___ Data in this exercise ___
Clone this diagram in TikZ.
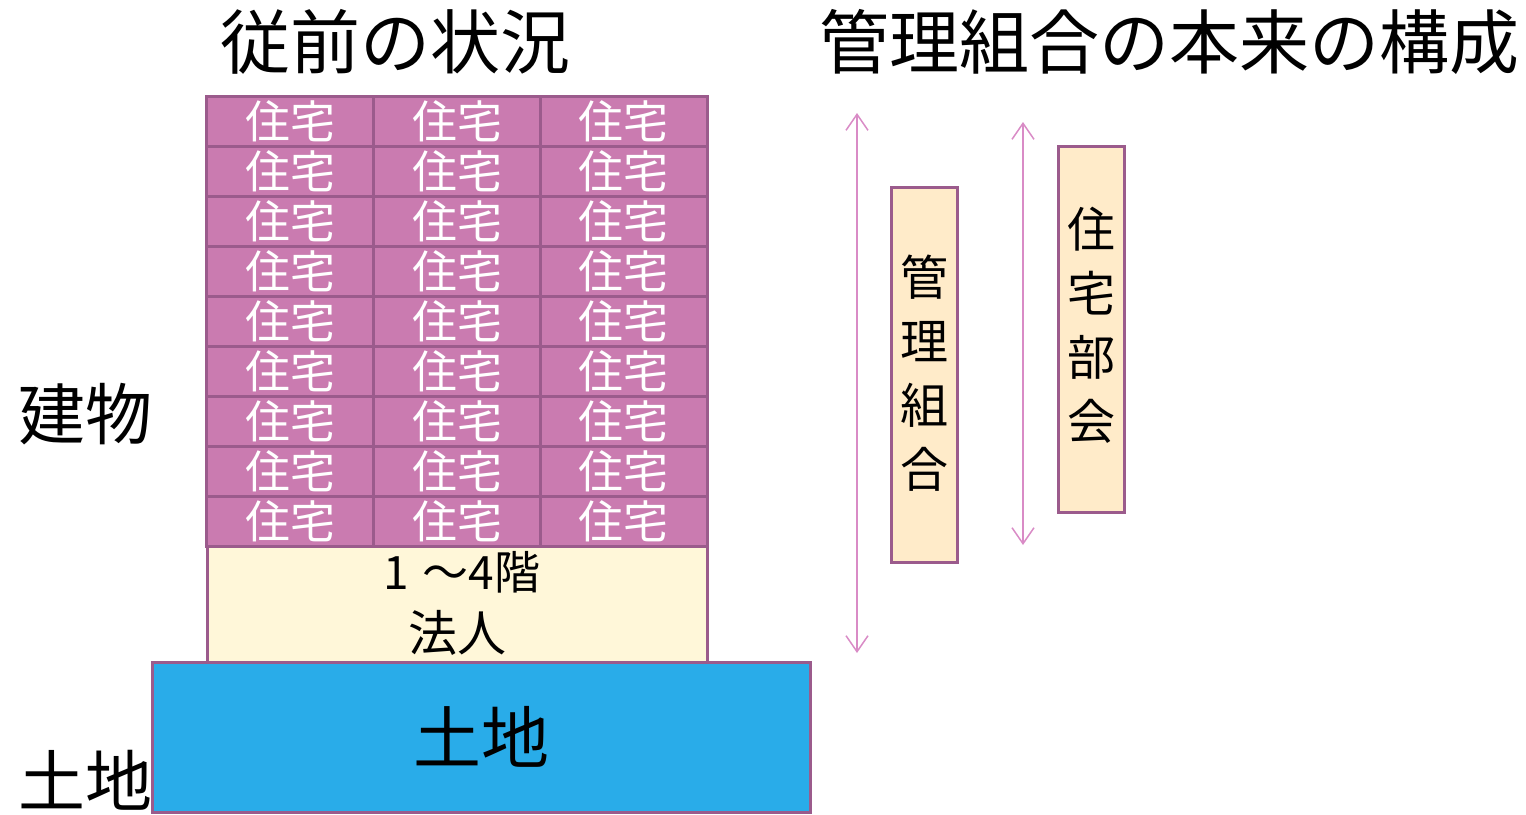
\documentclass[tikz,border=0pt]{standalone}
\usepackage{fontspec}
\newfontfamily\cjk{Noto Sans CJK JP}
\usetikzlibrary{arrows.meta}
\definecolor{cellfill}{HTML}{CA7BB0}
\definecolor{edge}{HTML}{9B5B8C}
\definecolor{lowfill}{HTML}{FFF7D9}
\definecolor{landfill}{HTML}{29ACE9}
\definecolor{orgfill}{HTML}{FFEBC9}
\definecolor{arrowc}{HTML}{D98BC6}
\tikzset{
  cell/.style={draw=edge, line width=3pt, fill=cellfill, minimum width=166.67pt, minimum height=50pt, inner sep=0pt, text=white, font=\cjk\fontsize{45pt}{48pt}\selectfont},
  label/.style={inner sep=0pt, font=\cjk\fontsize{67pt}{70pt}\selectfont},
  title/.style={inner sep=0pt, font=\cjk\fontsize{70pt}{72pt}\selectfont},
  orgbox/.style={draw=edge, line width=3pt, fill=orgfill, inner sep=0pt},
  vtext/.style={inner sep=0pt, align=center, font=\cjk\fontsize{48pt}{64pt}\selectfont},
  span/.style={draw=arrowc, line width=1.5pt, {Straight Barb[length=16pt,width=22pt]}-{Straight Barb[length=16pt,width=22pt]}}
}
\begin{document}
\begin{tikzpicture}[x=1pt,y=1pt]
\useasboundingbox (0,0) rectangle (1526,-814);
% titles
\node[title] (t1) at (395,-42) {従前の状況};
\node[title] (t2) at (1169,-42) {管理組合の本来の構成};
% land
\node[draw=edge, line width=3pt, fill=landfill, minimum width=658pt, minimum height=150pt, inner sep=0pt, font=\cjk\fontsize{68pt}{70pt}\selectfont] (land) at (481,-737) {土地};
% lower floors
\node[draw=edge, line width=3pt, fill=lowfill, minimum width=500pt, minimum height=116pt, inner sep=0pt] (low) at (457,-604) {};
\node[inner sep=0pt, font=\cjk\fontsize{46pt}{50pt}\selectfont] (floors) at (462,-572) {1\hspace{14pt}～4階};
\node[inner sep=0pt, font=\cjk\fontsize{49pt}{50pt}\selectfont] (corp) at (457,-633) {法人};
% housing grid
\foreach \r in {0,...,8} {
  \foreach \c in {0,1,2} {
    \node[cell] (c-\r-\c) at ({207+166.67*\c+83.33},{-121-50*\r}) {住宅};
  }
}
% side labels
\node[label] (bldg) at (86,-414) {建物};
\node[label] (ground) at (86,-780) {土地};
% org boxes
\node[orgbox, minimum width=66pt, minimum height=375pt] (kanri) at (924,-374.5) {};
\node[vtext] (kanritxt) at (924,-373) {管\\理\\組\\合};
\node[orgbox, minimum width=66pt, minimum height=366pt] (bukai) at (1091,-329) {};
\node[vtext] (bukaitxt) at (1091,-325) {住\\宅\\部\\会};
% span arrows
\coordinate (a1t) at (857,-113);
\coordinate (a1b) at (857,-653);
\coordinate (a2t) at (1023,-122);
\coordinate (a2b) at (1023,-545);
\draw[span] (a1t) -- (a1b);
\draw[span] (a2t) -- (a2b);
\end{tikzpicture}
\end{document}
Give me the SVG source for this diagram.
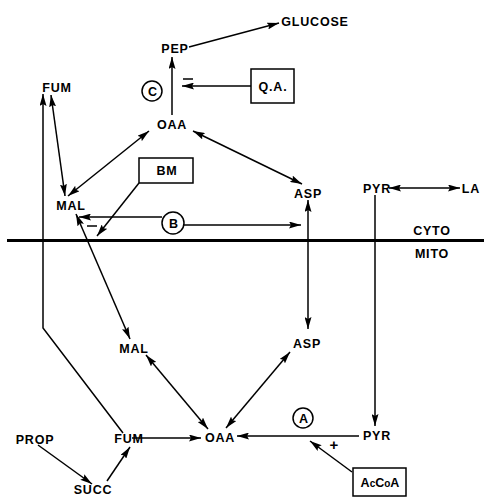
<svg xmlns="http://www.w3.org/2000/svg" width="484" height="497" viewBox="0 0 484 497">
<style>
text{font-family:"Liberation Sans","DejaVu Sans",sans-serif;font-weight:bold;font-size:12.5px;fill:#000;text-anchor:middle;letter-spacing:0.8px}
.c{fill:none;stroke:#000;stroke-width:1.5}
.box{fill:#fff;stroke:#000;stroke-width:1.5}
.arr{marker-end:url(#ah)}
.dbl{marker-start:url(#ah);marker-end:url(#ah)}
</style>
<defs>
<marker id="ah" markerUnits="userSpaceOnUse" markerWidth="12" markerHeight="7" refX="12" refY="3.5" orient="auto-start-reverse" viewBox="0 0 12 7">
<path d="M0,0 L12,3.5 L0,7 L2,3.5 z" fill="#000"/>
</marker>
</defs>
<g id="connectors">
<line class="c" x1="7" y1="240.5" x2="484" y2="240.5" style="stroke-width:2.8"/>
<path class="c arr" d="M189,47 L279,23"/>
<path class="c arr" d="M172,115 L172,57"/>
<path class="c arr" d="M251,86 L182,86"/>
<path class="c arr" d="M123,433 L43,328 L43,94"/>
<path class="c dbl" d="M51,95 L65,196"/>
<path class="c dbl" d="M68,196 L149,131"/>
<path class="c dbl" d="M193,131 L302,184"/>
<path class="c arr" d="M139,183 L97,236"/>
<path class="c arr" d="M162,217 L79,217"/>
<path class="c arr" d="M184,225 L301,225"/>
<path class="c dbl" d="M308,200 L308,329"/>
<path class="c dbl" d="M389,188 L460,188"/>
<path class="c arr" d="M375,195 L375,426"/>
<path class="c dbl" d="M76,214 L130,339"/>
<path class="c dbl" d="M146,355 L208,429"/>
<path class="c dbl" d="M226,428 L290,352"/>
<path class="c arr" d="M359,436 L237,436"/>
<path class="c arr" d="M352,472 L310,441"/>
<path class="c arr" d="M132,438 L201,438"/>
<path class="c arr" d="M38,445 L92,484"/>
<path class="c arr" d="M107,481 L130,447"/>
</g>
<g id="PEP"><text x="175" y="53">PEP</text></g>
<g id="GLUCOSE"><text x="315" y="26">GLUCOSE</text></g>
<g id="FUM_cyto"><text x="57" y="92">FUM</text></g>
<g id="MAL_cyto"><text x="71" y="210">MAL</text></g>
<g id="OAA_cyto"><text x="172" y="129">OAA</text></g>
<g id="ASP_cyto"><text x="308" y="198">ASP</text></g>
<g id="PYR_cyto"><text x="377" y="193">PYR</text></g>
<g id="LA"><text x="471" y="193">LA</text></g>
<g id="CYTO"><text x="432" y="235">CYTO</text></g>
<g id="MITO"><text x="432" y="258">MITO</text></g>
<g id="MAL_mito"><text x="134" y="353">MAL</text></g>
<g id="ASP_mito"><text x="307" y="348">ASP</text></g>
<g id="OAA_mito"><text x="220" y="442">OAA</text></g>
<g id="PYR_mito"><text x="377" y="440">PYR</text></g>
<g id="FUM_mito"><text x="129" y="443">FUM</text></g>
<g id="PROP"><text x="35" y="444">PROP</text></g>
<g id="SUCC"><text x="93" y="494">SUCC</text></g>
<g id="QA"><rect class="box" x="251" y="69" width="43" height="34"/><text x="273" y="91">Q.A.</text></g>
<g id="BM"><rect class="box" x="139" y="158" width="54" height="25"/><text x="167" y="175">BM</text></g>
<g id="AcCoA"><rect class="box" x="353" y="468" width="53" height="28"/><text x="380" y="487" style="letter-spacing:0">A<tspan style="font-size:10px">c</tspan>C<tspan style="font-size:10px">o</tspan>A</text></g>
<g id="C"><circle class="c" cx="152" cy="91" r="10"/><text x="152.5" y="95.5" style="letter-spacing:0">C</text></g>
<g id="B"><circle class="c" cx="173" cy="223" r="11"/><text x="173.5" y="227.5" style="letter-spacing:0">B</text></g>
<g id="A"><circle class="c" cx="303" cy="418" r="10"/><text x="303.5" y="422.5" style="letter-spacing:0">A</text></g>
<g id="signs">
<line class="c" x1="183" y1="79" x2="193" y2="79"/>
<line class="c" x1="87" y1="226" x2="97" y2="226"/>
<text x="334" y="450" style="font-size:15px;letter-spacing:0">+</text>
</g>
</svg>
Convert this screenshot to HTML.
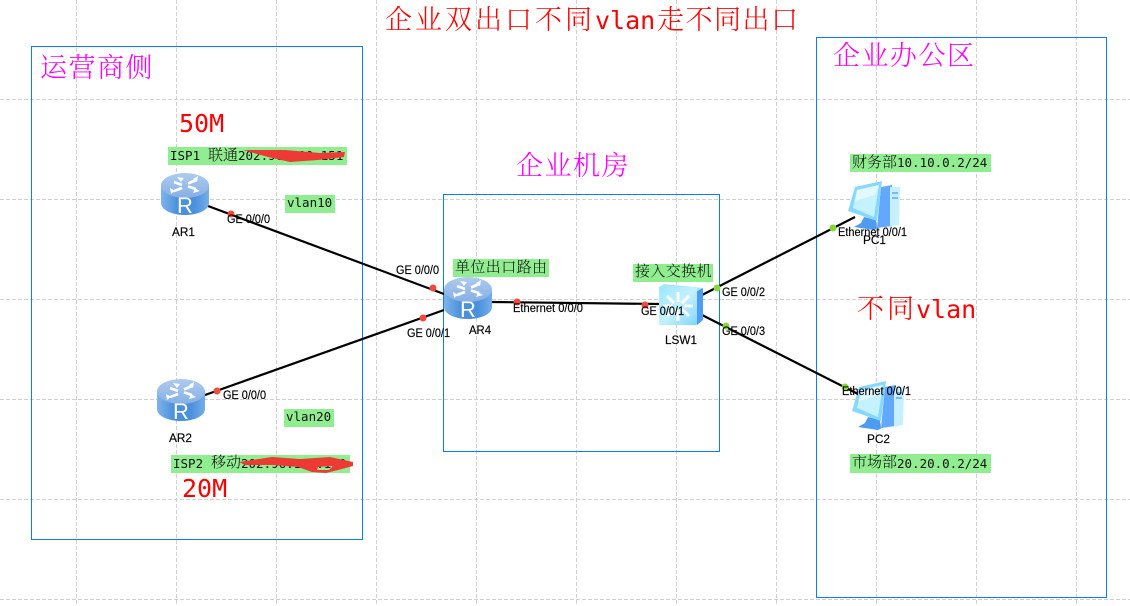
___
• Task description: All records should be output exactly, with the pictures left out.

• Result:
Clone this diagram in TikZ.
\documentclass[tikz,border=0pt]{standalone}
\usepackage{fontspec}
\newfontfamily\cjk{Noto Sans CJK JP}
\usetikzlibrary{arrows.meta}
\definecolor{cellfill}{HTML}{CA7BB0}
\definecolor{edge}{HTML}{9B5B8C}
\definecolor{lowfill}{HTML}{FFF7D9}
\definecolor{landfill}{HTML}{29ACE9}
\definecolor{orgfill}{HTML}{FFEBC9}
\definecolor{arrowc}{HTML}{D98BC6}
\tikzset{
  cell/.style={draw=edge, line width=3pt, fill=cellfill, minimum width=166.67pt, minimum height=50pt, inner sep=0pt, text=white, font=\cjk\fontsize{45pt}{48pt}\selectfont},
  label/.style={inner sep=0pt, font=\cjk\fontsize{67pt}{70pt}\selectfont},
  title/.style={inner sep=0pt, font=\cjk\fontsize{70pt}{72pt}\selectfont},
  orgbox/.style={draw=edge, line width=3pt, fill=orgfill, inner sep=0pt},
  vtext/.style={inner sep=0pt, align=center, font=\cjk\fontsize{48pt}{64pt}\selectfont},
  span/.style={draw=arrowc, line width=1.5pt, {Straight Barb[length=16pt,width=22pt]}-{Straight Barb[length=16pt,width=22pt]}}
}
\begin{document}
\begin{tikzpicture}[x=1pt,y=1pt]
\useasboundingbox (0,0) rectangle (1526,-814);
% titles
\node[title] (t1) at (395,-42) {従前の状況};
\node[title] (t2) at (1169,-42) {管理組合の本来の構成};
% land
\node[draw=edge, line width=3pt, fill=landfill, minimum width=658pt, minimum height=150pt, inner sep=0pt, font=\cjk\fontsize{68pt}{70pt}\selectfont] (land) at (481,-737) {土地};
% lower floors
\node[draw=edge, line width=3pt, fill=lowfill, minimum width=500pt, minimum height=116pt, inner sep=0pt] (low) at (457,-604) {};
\node[inner sep=0pt, font=\cjk\fontsize{46pt}{50pt}\selectfont] (floors) at (462,-572) {1\hspace{14pt}～4階};
\node[inner sep=0pt, font=\cjk\fontsize{49pt}{50pt}\selectfont] (corp) at (457,-633) {法人};
% housing grid
\foreach \r in {0,...,8} {
  \foreach \c in {0,1,2} {
    \node[cell] (c-\r-\c) at ({207+166.67*\c+83.33},{-121-50*\r}) {住宅};
  }
}
% side labels
\node[label] (bldg) at (86,-414) {建物};
\node[label] (ground) at (86,-780) {土地};
% org boxes
\node[orgbox, minimum width=66pt, minimum height=375pt] (kanri) at (924,-374.5) {};
\node[vtext] (kanritxt) at (924,-373) {管\\理\\組\\合};
\node[orgbox, minimum width=66pt, minimum height=366pt] (bukai) at (1091,-329) {};
\node[vtext] (bukaitxt) at (1091,-325) {住\\宅\\部\\会};
% span arrows
\coordinate (a1t) at (857,-113);
\coordinate (a1b) at (857,-653);
\coordinate (a2t) at (1023,-122);
\coordinate (a2b) at (1023,-545);
\draw[span] (a1t) -- (a1b);
\draw[span] (a2t) -- (a2b);
\end{tikzpicture}
\end{document}
Give me the SVG source for this diagram.
<svg xmlns="http://www.w3.org/2000/svg" width="484" height="497" viewBox="0 0 484 497">
<style>
text{font-family:"Liberation Sans","DejaVu Sans",sans-serif;font-weight:bold;font-size:12.5px;fill:#000;text-anchor:middle;letter-spacing:0.8px}
.c{fill:none;stroke:#000;stroke-width:1.5}
.box{fill:#fff;stroke:#000;stroke-width:1.5}
.arr{marker-end:url(#ah)}
.dbl{marker-start:url(#ah);marker-end:url(#ah)}
</style>
<defs>
<marker id="ah" markerUnits="userSpaceOnUse" markerWidth="12" markerHeight="7" refX="12" refY="3.5" orient="auto-start-reverse" viewBox="0 0 12 7">
<path d="M0,0 L12,3.5 L0,7 L2,3.5 z" fill="#000"/>
</marker>
</defs>
<g id="connectors">
<line class="c" x1="7" y1="240.5" x2="484" y2="240.5" style="stroke-width:2.8"/>
<path class="c arr" d="M189,47 L279,23"/>
<path class="c arr" d="M172,115 L172,57"/>
<path class="c arr" d="M251,86 L182,86"/>
<path class="c arr" d="M123,433 L43,328 L43,94"/>
<path class="c dbl" d="M51,95 L65,196"/>
<path class="c dbl" d="M68,196 L149,131"/>
<path class="c dbl" d="M193,131 L302,184"/>
<path class="c arr" d="M139,183 L97,236"/>
<path class="c arr" d="M162,217 L79,217"/>
<path class="c arr" d="M184,225 L301,225"/>
<path class="c dbl" d="M308,200 L308,329"/>
<path class="c dbl" d="M389,188 L460,188"/>
<path class="c arr" d="M375,195 L375,426"/>
<path class="c dbl" d="M76,214 L130,339"/>
<path class="c dbl" d="M146,355 L208,429"/>
<path class="c dbl" d="M226,428 L290,352"/>
<path class="c arr" d="M359,436 L237,436"/>
<path class="c arr" d="M352,472 L310,441"/>
<path class="c arr" d="M132,438 L201,438"/>
<path class="c arr" d="M38,445 L92,484"/>
<path class="c arr" d="M107,481 L130,447"/>
</g>
<g id="PEP"><text x="175" y="53">PEP</text></g>
<g id="GLUCOSE"><text x="315" y="26">GLUCOSE</text></g>
<g id="FUM_cyto"><text x="57" y="92">FUM</text></g>
<g id="MAL_cyto"><text x="71" y="210">MAL</text></g>
<g id="OAA_cyto"><text x="172" y="129">OAA</text></g>
<g id="ASP_cyto"><text x="308" y="198">ASP</text></g>
<g id="PYR_cyto"><text x="377" y="193">PYR</text></g>
<g id="LA"><text x="471" y="193">LA</text></g>
<g id="CYTO"><text x="432" y="235">CYTO</text></g>
<g id="MITO"><text x="432" y="258">MITO</text></g>
<g id="MAL_mito"><text x="134" y="353">MAL</text></g>
<g id="ASP_mito"><text x="307" y="348">ASP</text></g>
<g id="OAA_mito"><text x="220" y="442">OAA</text></g>
<g id="PYR_mito"><text x="377" y="440">PYR</text></g>
<g id="FUM_mito"><text x="129" y="443">FUM</text></g>
<g id="PROP"><text x="35" y="444">PROP</text></g>
<g id="SUCC"><text x="93" y="494">SUCC</text></g>
<g id="QA"><rect class="box" x="251" y="69" width="43" height="34"/><text x="273" y="91">Q.A.</text></g>
<g id="BM"><rect class="box" x="139" y="158" width="54" height="25"/><text x="167" y="175">BM</text></g>
<g id="AcCoA"><rect class="box" x="353" y="468" width="53" height="28"/><text x="380" y="487" style="letter-spacing:0">A<tspan style="font-size:10px">c</tspan>C<tspan style="font-size:10px">o</tspan>A</text></g>
<g id="C"><circle class="c" cx="152" cy="91" r="10"/><text x="152.5" y="95.5" style="letter-spacing:0">C</text></g>
<g id="B"><circle class="c" cx="173" cy="223" r="11"/><text x="173.5" y="227.5" style="letter-spacing:0">B</text></g>
<g id="A"><circle class="c" cx="303" cy="418" r="10"/><text x="303.5" y="422.5" style="letter-spacing:0">A</text></g>
<g id="signs">
<line class="c" x1="183" y1="79" x2="193" y2="79"/>
<line class="c" x1="87" y1="226" x2="97" y2="226"/>
<text x="334" y="450" style="font-size:15px;letter-spacing:0">+</text>
</g>
</svg>
Convert this screenshot to HTML.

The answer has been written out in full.